The impasse also is fraying nerves domestically as Americans worry about how a default could affect their households.
Sharon Epperson, CNBC personal finance expert, and TODAY financial editor Jean Chatsky provided some insight Monday into three areas where people would feel the pinch if the nation defaults on its debt obligations.
1. Your Investments
Don’t rush to make any changes, stressed both experts.
“This is not a time to rush to sell investments,” Epperson said. “It is a time to make sure you build up enough cash on hand in case of an emergency. This could be a big one.”
Expect the financial markets to be rocky this week as lawmakers continue to argue over resolution, Chatsky said. That's okay if you've been wise about the vehicles being used to hold short-term savings.
“If you’ve got money in stocks that you need in the next five years, it doesn’t belong there – it never belonged there,” Chatsky said. “But if you’re thinking long term, you have time to ride this out.”
2. Your Credit
Expect interest rates to change, and not beneficially.
If the United States defaults, that means borrowing costs for future loans will skyrocket. Those costs will trickle down to consumers.

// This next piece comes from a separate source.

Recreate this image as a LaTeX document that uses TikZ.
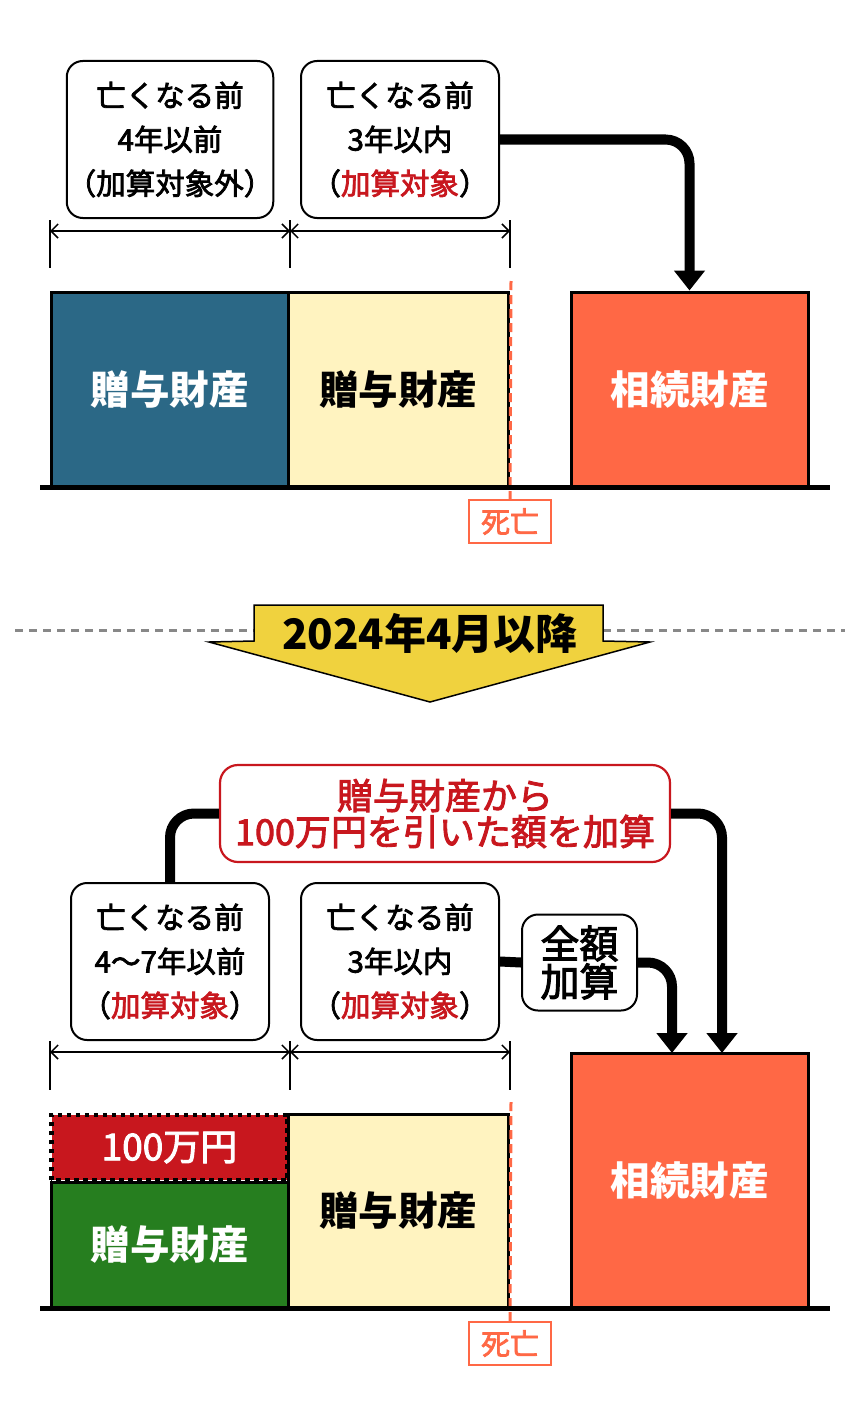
\documentclass[tikz,border=0pt]{standalone}
\usepackage{fontspec}
\setmainfont{Noto Sans CJK JP}
\newfontfamily\medfont[FakeBold=2.5]{Noto Sans CJK JP}
\usetikzlibrary{arrows.meta}
\definecolor{giftblue}{HTML}{2B6886}
\definecolor{giftyellow}{HTML}{FFF3C0}
\definecolor{inhorange}{HTML}{FF6845}
\definecolor{addred}{HTML}{C8171E}
\definecolor{giftgreen}{HTML}{267E1F}
\definecolor{bigyellow}{HTML}{F0D23E}
\definecolor{sepgray}{HTML}{888888}
\tikzset{
  tbox/.style={draw=black, line width=2pt, rounded corners=16pt, fill=white,
    minimum width=198pt, minimum height=157pt, align=center, inner sep=0pt,
    font=\medfont\fontsize{29.5}{44}\selectfont},
  blk/.style={draw=black, line width=3pt, inner sep=0pt, align=center,
    font=\bfseries\fontsize{39.5}{44}\selectfont},
  conn/.style={line width=10pt, rounded corners=24pt},
  connarrow/.style={conn, -{Triangle[width=30pt,length=20pt]}},
  dim/.style={line width=1.5pt, {Straight Barb[length=7pt,width=14pt]}-{Straight Barb[length=7pt,width=14pt]}},
  tick/.style={line width=1.2pt},
  deathline/.style={draw=inhorange, line width=3pt, dash pattern=on 9pt off 5pt},
  deathbox/.style={draw=inhorange, line width=2pt, text=inhorange, minimum width=82pt,
    minimum height=43pt, inner sep=0pt, font=\medfont\fontsize{29}{30}\selectfont},
  ground/.style={line width=5pt},
}
\newcommand{\red}[1]{\textcolor{addred}{#1}}
\begin{document}
\begin{tikzpicture}[x=1pt,y=-1pt]
\useasboundingbox (0,0) rectangle (860,1410);

% ===== top section =====
\node[tbox] (b1) at (170,139.5) {亡くなる前\\4年以前\\（加算対象外）};
\node[tbox] (b2) at (400,139.5) {亡くなる前\\3年以内\\（\red{加算対象}）};

\coordinate (d1a) at (50,231); \coordinate (d1b) at (290,231); \coordinate (d1c) at (510,231);
\draw[dim] (d1a) -- (d1b);
\draw[dim] (d1b) -- (d1c);
\draw[tick] (50,220) -- (50,268);
\draw[tick] (290,220) -- (290,268);
\draw[tick] (510,220) -- (510,268);

\node[blk, fill=giftblue, text=white, minimum width=237pt, minimum height=195pt] (g1) at (169.5,389.5) {贈与財産};
\node[blk, fill=giftyellow, minimum width=220pt, minimum height=195pt] (y1) at (398,389.5) {贈与財産};
\node[blk, fill=inhorange, text=white, minimum width=237pt, minimum height=195pt] (r1) at (689.5,389.5) {相続財産};

\node[deathbox] (death1) at (510,521.5) {死亡};
\coordinate (dl1) at (511,281);
\draw[deathline] (dl1) -- (death1.north);

\coordinate (gl1) at (40,487); \coordinate (gr1) at (830,487);
\draw[ground] (gl1) -- (gr1);

\draw[connarrow] (b2.east) -| (r1.north);

% ===== separator =====
\coordinate (sepl) at (15,630); \coordinate (sepr) at (845,630);
\draw[sepgray, line width=3pt, dash pattern=on 8pt off 6pt] (sepl) -- (sepr);
\filldraw[fill=bigyellow, draw=black, line width=1.5pt]
  (254,605) -- (603,605) -- (603,641) -- (650,642) -- (430,702) -- (209,642) -- (254,641) -- cycle;
\node[font=\bfseries\fontsize{42}{44}\selectfont] (when) at (430,633) {2024年4月以降};

% ===== bottom section =====
\node[draw=addred, line width=2.2pt, rounded corners=18pt, fill=white, minimum width=450pt,
  minimum height=97pt, align=center, inner sep=0pt, text=addred,
  font=\medfont\fontsize{36}{36}\selectfont] (redbox) at (445,813.5) {贈与財産から\\100万円を引いた額を加算};

\node[tbox] (b3) at (170,961.5) {亡くなる前\\4〜7年以前\\（\red{加算対象}）};
\node[tbox] (b4) at (400,961.5) {亡くなる前\\3年以内\\（\red{加算対象}）};
\node[draw=black, line width=2pt, rounded corners=16pt, fill=white, minimum width=115pt,
  minimum height=96pt, align=center, inner sep=0pt,
  font=\medfont\fontsize{39}{38}\selectfont] (zg) at (579.5,962.5) {全額\\加算};

\coordinate (d2a) at (50,1052); \coordinate (d2b) at (290,1052); \coordinate (d2c) at (510,1052);
\draw[dim] (d2a) -- (d2b);
\draw[dim] (d2b) -- (d2c);
\draw[tick] (50,1041) -- (50,1090);
\draw[tick] (290,1041) -- (290,1090);
\draw[tick] (510,1041) -- (510,1090);

\node[blk, fill=giftgreen, text=white, minimum width=237pt, minimum height=126pt] (g2) at (169.5,1245) {贈与財産};
\node[fill=addred, text=white, minimum width=236pt, minimum height=65pt, inner sep=0pt,
  font=\medfont\fontsize{37}{38}\selectfont] (m100) at (169.5,1147.5) {100万円};
\draw[black, line width=4.5pt, dash pattern=on 4.5pt off 4.5pt] (m100.south west) rectangle (m100.north east);
\node[blk, fill=giftyellow, minimum width=220pt, minimum height=194pt] (y2) at (398,1211) {贈与財産};
\node[blk, fill=inhorange, text=white, minimum width=237pt, minimum height=255pt] (r2) at (689.5,1180.5) {相続財産};

\node[deathbox] (death2) at (510,1343.5) {死亡};
\coordinate (dl2) at (511,1102);
\draw[deathline] (dl2) -- (death2.north);

\coordinate (gl2) at (40,1308); \coordinate (gr2) at (830,1308);
\draw[ground] (gl2) -- (gr2);

\coordinate (t1) at (672,1053);
\coordinate (t2) at (722,1053);
\draw[conn] (redbox.west) -| (b3.north);
\draw[connarrow] (redbox.east) -| (t2);
\draw[conn] (b4.east) -- (zg.west);
\draw[connarrow] (zg.east) -| (t1);
\end{tikzpicture}
\end{document}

“That’s going to impact everything that you are going to be borrowing as well, and that includes credit cards,” Epperson said.
The current average interest rate for credit cards is 15 percent, but would probably rise under a default – so pay off the credit card debt, she said.
As global confidence in U.S. treasuries drops, other interest rates for consumers will probably increase, including mortgage rates and car loans, Chatsky said.
“Pay up as much of your short-term debt as you can,” she said.
3. Your Job
A default could usher in another national recession, disrupting the nation’s economy just as it climbs out of its last downturn. In that case, companies will stop hiring, Epperson said.
“If you’re fortunate enough to have a job right now, you need to focus on that job and make sure you stay marketable and employable at this time,” she said. “And if you’re looking for a job, realize that it may take a bit longer to find one.”
Chatsky said that’s why shoring up short-term savings could be crucial.
“If this actually does happen, we could start to feel the affects in Social Security payment, in tax refunds, very quickly,” she said. “Those things will be delayed.”